----- Data excerpt

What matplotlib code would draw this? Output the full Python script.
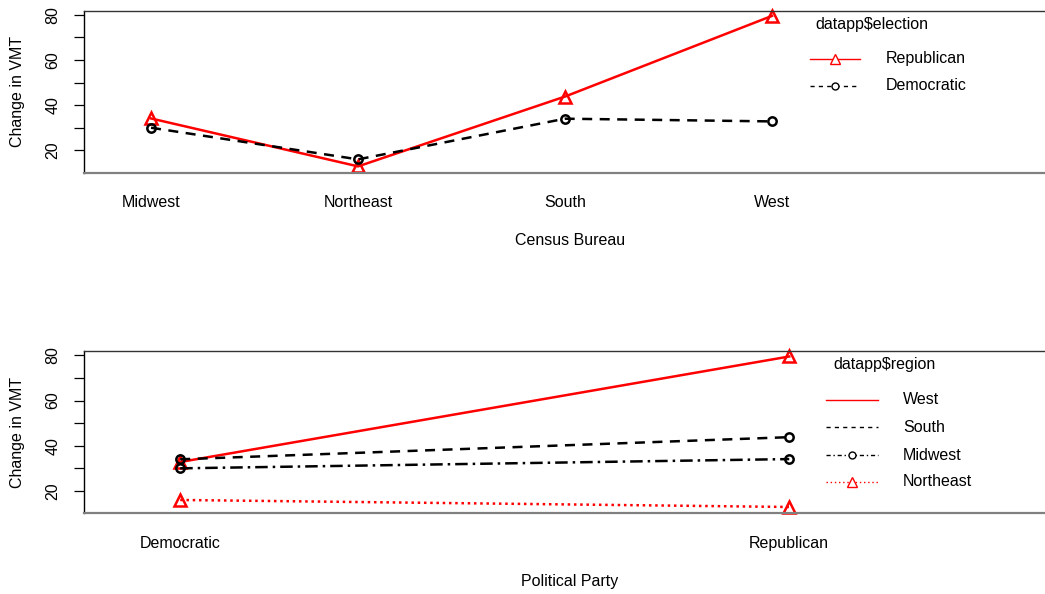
import matplotlib
matplotlib.use("Agg")
import matplotlib.pyplot as plt
from matplotlib.lines import Line2D

plt.rcParams['font.family'] = ['Liberation Sans', 'DejaVu Sans']

# Mean change in VMT by census region and political party
regions = ["Midwest", "Northeast", "South", "West"]
parties_top = ["Republican", "Democratic"]
republican = [34.1, 12.9, 43.8, 79.5]
democratic = [30.0, 16.0, 34.0, 32.8]

parties = ["Democratic", "Republican"]
region_order = ["West", "South", "Midwest", "Northeast"]
west = [32.8, 79.5]
south = [34.0, 43.8]
midwest = [30.0, 34.1]
northeast = [16.0, 12.9]

W, H = 1045, 594
fig = plt.figure(figsize=(W / 100, H / 100), dpi=100)

FS = 11.5
AX_W = W - 84


def fx(px):
    return px / W


def fy(py):
    return 1 - py / H


def style_axes(ax, xticks, xlabels, xlabel):
    ax.set_ylim(10.1, 81.8)
    ax.set_yticks([20, 40, 60, 80])
    ax.set_yticks([30, 50, 70], minor=True)
    ax.tick_params(axis='y', which='both', direction='out', length=7,
                   width=0.9, labelsize=FS, pad=10)
    for lab in ax.get_yticklabels():
        lab.set_rotation(90)
        lab.set_va('center')
    ax.set_xticks(xticks)
    ax.set_xticklabels(xlabels, fontsize=FS)
    ax.tick_params(axis='x', length=0, pad=16)
    ax.spines['right'].set_visible(False)
    ax.spines['left'].set_linewidth(1.0)
    ax.spines['top'].set_linewidth(1.0)
    ax.spines['top'].set_color('#333333')
    ax.spines['bottom'].set_color('#808080')
    ax.spines['bottom'].set_linewidth(1.6)
    ax.set_ylabel("Change in VMT", fontsize=FS)
    ax.set_xlabel(xlabel, fontsize=FS)
    ax.yaxis.set_label_coords((25 - 84) / AX_W, 0.5)
    ax.xaxis.set_label_coords((570 - 84) / AX_W, -0.375)


LW = 1.8
tri = dict(marker='^', markersize=8, markerfacecolor='none', markeredgewidth=1.8)
circ = dict(marker='o', markersize=6, markerfacecolor='none', markeredgewidth=1.8)

# ---- top panel: by census region ----
ax1 = fig.add_axes([fx(84), fy(172.7), fx(AX_W), (172.7 - 10.7) / H])
xs = list(range(1, len(regions) + 1))
ax1.plot(xs, republican, color='red', lw=LW, ls='-', **tri, clip_on=False)
ax1.plot(xs, democratic, color='black', lw=LW, ls=(0, (4, 3)), **circ, clip_on=False)
ax1.set_xlim(0.676, 5.319)
style_axes(ax1, xs, regions, "Census Bureau")

# ---- bottom panel: by political party ----
ax2 = fig.add_axes([fx(84), fy(513.3), fx(AX_W), (513.3 - 351.3) / H])
xp = list(range(1, len(parties) + 1))
ax2.plot(xp, west, color='red', lw=LW, ls='-', **tri, clip_on=False)
ax2.plot(xp, south, color='black', lw=LW, ls=(0, (4, 3)), **circ, clip_on=False)
ax2.plot(xp, midwest, color='black', lw=LW, ls=(0, (5, 2, 1, 2)), **circ, clip_on=False)
ax2.plot(xp, northeast, color='red', lw=LW, ls=(0, (1, 1.5)), **tri, clip_on=False)
ax2.set_xlim(0.842, 2.42)
style_axes(ax2, xp, parties, "Political Party")


# ---- legends ----
def legend_entry(x0, x1, y, text, tx, color, ls, marker=None, ms=6):
    xm = (x0 + x1) / 2
    fig.add_artist(Line2D([fx(x0), fx(x1)], [fy(y), fy(y)], color=color, lw=1.0,
                          ls=ls, transform=fig.transFigure))
    if marker:
        fig.add_artist(Line2D([fx(xm)], [fy(y)], color=color, marker=marker,
                              markersize=ms, markerfacecolor='white',
                              markeredgewidth=1.0, transform=fig.transFigure))
    fig.text(fx(tx), fy(y), text, fontsize=FS, va='center', ha='left')


fig.text(fx(815), fy(24), "datapp$election", fontsize=FS, va='center', ha='left')
legend_entry(810, 860, 59, parties_top[0], 886, 'red', '-', '^', 7)
legend_entry(810, 860, 86, parties_top[1], 886, 'black', (0, (3, 3)), 'o', 5)

fig.text(fx(833), fy(365), "datapp$region", fontsize=FS, va='center', ha='left')
legend_entry(826, 878, 400, region_order[0], 903, 'red', '-')
legend_entry(826, 878, 427, region_order[1], 903, 'black', (0, (3, 3)))
legend_entry(826, 878, 455, region_order[2], 903, 'black', (0, (3, 2, 1, 2)), 'o', 5)
legend_entry(826, 878, 482, region_order[3], 903, 'red', (0, (1, 2)), '^', 7)

fig.savefig("out.png", dpi=100)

----------

## Problem requirements
Omitting all images, print the listing exactly.

## Exercise result
What matplotlib code would draw this? Output the full Python script.
import matplotlib
matplotlib.use("Agg")
import matplotlib.pyplot as plt
from matplotlib.lines import Line2D

plt.rcParams['font.family'] = ['Liberation Sans', 'DejaVu Sans']

# Mean change in VMT by census region and political party
regions = ["Midwest", "Northeast", "South", "West"]
parties_top = ["Republican", "Democratic"]
republican = [34.1, 12.9, 43.8, 79.5]
democratic = [30.0, 16.0, 34.0, 32.8]

parties = ["Democratic", "Republican"]
region_order = ["West", "South", "Midwest", "Northeast"]
west = [32.8, 79.5]
south = [34.0, 43.8]
midwest = [30.0, 34.1]
northeast = [16.0, 12.9]

W, H = 1045, 594
fig = plt.figure(figsize=(W / 100, H / 100), dpi=100)

FS = 11.5
AX_W = W - 84


def fx(px):
    return px / W


def fy(py):
    return 1 - py / H


def style_axes(ax, xticks, xlabels, xlabel):
    ax.set_ylim(10.1, 81.8)
    ax.set_yticks([20, 40, 60, 80])
    ax.set_yticks([30, 50, 70], minor=True)
    ax.tick_params(axis='y', which='both', direction='out', length=7,
                   width=0.9, labelsize=FS, pad=10)
    for lab in ax.get_yticklabels():
        lab.set_rotation(90)
        lab.set_va('center')
    ax.set_xticks(xticks)
    ax.set_xticklabels(xlabels, fontsize=FS)
    ax.tick_params(axis='x', length=0, pad=16)
    ax.spines['right'].set_visible(False)
    ax.spines['left'].set_linewidth(1.0)
    ax.spines['top'].set_linewidth(1.0)
    ax.spines['top'].set_color('#333333')
    ax.spines['bottom'].set_color('#808080')
    ax.spines['bottom'].set_linewidth(1.6)
    ax.set_ylabel("Change in VMT", fontsize=FS)
    ax.set_xlabel(xlabel, fontsize=FS)
    ax.yaxis.set_label_coords((25 - 84) / AX_W, 0.5)
    ax.xaxis.set_label_coords((570 - 84) / AX_W, -0.375)


LW = 1.8
tri = dict(marker='^', markersize=8, markerfacecolor='none', markeredgewidth=1.8)
circ = dict(marker='o', markersize=6, markerfacecolor='none', markeredgewidth=1.8)

# ---- top panel: by census region ----
ax1 = fig.add_axes([fx(84), fy(172.7), fx(AX_W), (172.7 - 10.7) / H])
xs = list(range(1, len(regions) + 1))
ax1.plot(xs, republican, color='red', lw=LW, ls='-', **tri, clip_on=False)
ax1.plot(xs, democratic, color='black', lw=LW, ls=(0, (4, 3)), **circ, clip_on=False)
ax1.set_xlim(0.676, 5.319)
style_axes(ax1, xs, regions, "Census Bureau")

# ---- bottom panel: by political party ----
ax2 = fig.add_axes([fx(84), fy(513.3), fx(AX_W), (513.3 - 351.3) / H])
xp = list(range(1, len(parties) + 1))
ax2.plot(xp, west, color='red', lw=LW, ls='-', **tri, clip_on=False)
ax2.plot(xp, south, color='black', lw=LW, ls=(0, (4, 3)), **circ, clip_on=False)
ax2.plot(xp, midwest, color='black', lw=LW, ls=(0, (5, 2, 1, 2)), **circ, clip_on=False)
ax2.plot(xp, northeast, color='red', lw=LW, ls=(0, (1, 1.5)), **tri, clip_on=False)
ax2.set_xlim(0.842, 2.42)
style_axes(ax2, xp, parties, "Political Party")


# ---- legends ----
def legend_entry(x0, x1, y, text, tx, color, ls, marker=None, ms=6):
    xm = (x0 + x1) / 2
    fig.add_artist(Line2D([fx(x0), fx(x1)], [fy(y), fy(y)], color=color, lw=1.0,
                          ls=ls, transform=fig.transFigure))
    if marker:
        fig.add_artist(Line2D([fx(xm)], [fy(y)], color=color, marker=marker,
                              markersize=ms, markerfacecolor='white',
                              markeredgewidth=1.0, transform=fig.transFigure))
    fig.text(fx(tx), fy(y), text, fontsize=FS, va='center', ha='left')


fig.text(fx(815), fy(24), "datapp$election", fontsize=FS, va='center', ha='left')
legend_entry(810, 860, 59, parties_top[0], 886, 'red', '-', '^', 7)
legend_entry(810, 860, 86, parties_top[1], 886, 'black', (0, (3, 3)), 'o', 5)

fig.text(fx(833), fy(365), "datapp$region", fontsize=FS, va='center', ha='left')
legend_entry(826, 878, 400, region_order[0], 903, 'red', '-')
legend_entry(826, 878, 427, region_order[1], 903, 'black', (0, (3, 3)))
legend_entry(826, 878, 455, region_order[2], 903, 'black', (0, (3, 2, 1, 2)), 'o', 5)
legend_entry(826, 878, 482, region_order[3], 903, 'red', (0, (1, 2)), '^', 7)

fig.savefig("out.png", dpi=100)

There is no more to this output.